Thursday, April 16, 2026

Where Things Stand: The Shutdown of CBS News Radio


CBS News Radio will cease operations on May 22, 2026, ending nearly 100 years of service that began in 1927. This decision, announced on March 20, 2026, forms part of broader CBS News restructuring and layoffs under President Tom Cibrowski and Editor-in-Chief Bari Weiss.

Direct Impacts on CBS News Staff

Job Losses: All positions in the CBS News Radio team are eliminated. This contributes to a division-wide cut of about 6% of the CBS News workforce, or roughly 60+ employees.

Roles affected include anchors, correspondents, producers, editors, and support staff who delivered top-of-the-hour newscasts, features (health, finance, entertainment), breaking news, and simulcasts of TV programs like 60 Minutes and Face the Nation.

The unit had already been scaled back significantly in recent years, with only a handful of correspondents remaining, and was reportedly unprofitable.

Reactions from staff and unions describe it as a "devastating blow," with tributes to its legacy of objective journalism (e.g., Edward R. Murrow's reporting). The Writers Guild of America criticized the leadership's decision-making.

Impact on Affiliate Stations (~700 Nationwide): Many stations, especially Audacy-owned all-news outlets (e.g., KNX in Los Angeles, WBBM in Chicago, KCBS in San Francisco, WWJ in Detroit, WINS in New York, and WTOP in Washington, D.C.), relied heavily on CBS for national/international headlines, top-of-the-hour roundups (3-6 minutes), bottom-of-the-hour headlines, and special reports.

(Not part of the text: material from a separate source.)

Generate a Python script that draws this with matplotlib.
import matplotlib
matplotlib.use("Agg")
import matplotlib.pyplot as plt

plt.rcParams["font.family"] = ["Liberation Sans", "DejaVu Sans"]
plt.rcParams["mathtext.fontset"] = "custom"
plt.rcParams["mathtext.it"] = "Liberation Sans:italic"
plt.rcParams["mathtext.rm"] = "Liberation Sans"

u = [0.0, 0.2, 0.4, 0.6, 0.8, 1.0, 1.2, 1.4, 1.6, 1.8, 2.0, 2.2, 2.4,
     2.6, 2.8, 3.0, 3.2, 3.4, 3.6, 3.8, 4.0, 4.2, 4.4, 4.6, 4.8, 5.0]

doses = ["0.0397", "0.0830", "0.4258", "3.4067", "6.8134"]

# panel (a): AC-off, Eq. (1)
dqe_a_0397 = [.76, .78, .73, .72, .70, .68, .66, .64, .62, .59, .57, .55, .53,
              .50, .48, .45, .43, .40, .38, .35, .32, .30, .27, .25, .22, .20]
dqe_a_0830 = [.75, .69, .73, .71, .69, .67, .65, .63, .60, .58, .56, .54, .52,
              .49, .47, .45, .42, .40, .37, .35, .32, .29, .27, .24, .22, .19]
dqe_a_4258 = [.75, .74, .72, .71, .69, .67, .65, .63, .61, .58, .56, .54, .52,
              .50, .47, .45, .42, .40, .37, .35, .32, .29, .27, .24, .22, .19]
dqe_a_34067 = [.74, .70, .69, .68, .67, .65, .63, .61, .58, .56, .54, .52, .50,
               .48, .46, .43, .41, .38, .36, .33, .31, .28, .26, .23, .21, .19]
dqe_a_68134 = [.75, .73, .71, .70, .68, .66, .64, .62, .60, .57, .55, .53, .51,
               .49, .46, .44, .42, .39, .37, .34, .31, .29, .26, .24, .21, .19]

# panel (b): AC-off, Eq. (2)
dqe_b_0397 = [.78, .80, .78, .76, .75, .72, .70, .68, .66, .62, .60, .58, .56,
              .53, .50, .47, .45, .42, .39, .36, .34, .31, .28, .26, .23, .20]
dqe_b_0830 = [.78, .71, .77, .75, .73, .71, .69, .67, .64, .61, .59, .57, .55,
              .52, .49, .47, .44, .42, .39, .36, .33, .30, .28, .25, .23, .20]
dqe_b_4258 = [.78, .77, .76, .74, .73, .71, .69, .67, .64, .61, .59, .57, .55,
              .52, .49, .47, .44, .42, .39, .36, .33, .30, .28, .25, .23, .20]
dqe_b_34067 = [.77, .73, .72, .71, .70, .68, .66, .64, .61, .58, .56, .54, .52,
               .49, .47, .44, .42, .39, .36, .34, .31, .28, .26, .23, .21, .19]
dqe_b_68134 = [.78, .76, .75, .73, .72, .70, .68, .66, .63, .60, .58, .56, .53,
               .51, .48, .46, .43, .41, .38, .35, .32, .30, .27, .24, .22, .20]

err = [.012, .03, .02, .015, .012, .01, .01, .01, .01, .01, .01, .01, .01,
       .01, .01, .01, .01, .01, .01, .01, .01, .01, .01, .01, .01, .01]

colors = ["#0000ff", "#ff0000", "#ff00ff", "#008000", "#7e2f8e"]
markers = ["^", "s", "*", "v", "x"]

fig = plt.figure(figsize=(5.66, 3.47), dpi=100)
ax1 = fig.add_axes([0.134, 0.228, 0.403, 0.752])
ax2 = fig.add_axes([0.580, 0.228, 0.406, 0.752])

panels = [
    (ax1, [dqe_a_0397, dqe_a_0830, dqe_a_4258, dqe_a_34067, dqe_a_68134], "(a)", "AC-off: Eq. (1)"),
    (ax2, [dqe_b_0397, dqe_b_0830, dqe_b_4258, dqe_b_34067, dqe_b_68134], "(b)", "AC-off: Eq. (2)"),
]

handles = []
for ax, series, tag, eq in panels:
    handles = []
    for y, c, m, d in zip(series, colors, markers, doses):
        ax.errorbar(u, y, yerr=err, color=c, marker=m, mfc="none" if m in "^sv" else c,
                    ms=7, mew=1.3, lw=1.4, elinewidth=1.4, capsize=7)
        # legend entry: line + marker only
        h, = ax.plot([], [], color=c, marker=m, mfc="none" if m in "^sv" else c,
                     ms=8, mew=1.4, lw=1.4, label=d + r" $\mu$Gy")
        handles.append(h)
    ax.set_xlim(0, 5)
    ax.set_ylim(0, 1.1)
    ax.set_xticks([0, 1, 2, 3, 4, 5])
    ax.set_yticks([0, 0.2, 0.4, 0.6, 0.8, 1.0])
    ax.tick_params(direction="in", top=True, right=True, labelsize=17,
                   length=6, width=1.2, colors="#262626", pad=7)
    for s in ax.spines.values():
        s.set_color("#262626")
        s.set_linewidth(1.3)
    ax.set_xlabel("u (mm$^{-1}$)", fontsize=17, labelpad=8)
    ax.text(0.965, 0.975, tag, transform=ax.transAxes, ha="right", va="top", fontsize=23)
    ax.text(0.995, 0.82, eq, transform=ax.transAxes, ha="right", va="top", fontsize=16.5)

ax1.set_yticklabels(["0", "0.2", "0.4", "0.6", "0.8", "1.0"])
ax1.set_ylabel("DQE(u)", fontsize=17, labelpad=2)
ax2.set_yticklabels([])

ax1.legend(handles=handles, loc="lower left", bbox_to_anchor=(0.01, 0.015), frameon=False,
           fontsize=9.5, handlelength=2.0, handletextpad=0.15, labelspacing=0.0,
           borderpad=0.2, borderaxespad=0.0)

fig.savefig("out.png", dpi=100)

Audacy (which carries a large share) stated it will source replacement national news coverage. Its stations' core local all-news missions remain unchanged.

Other affiliates must now find alternatives for national feeds. This creates a programming hole that stations are scrambling to fill in the short window before May 22. Many have reassured listeners that local operations continue uninterrupted.Broader Industry and Cultural Impact

End of an Era:
CBS News Radio was a foundational part of broadcast journalism, reaching millions weekly at its peak. Its closure symbolizes the shift from traditional radio to podcasts, streaming, and digital audio amid economic pressures and changing listener habits.

Industry Reactions: Mixed—some see it as inevitable cost-cutting in a challenging media landscape, while others (e.g., audio veteran Traug Keller) view it as a shortsighted misunderstanding of audio's value, potentially signaling deeper troubles for radio news. It follows similar moves, like NBC licensing its radio news brand years ago, highlighting consolidation and digital migration.

The shutdown delivers immediate job losses at CBS, operational adjustments for hundreds of affiliates, and a symbolic loss for legacy radio journalism.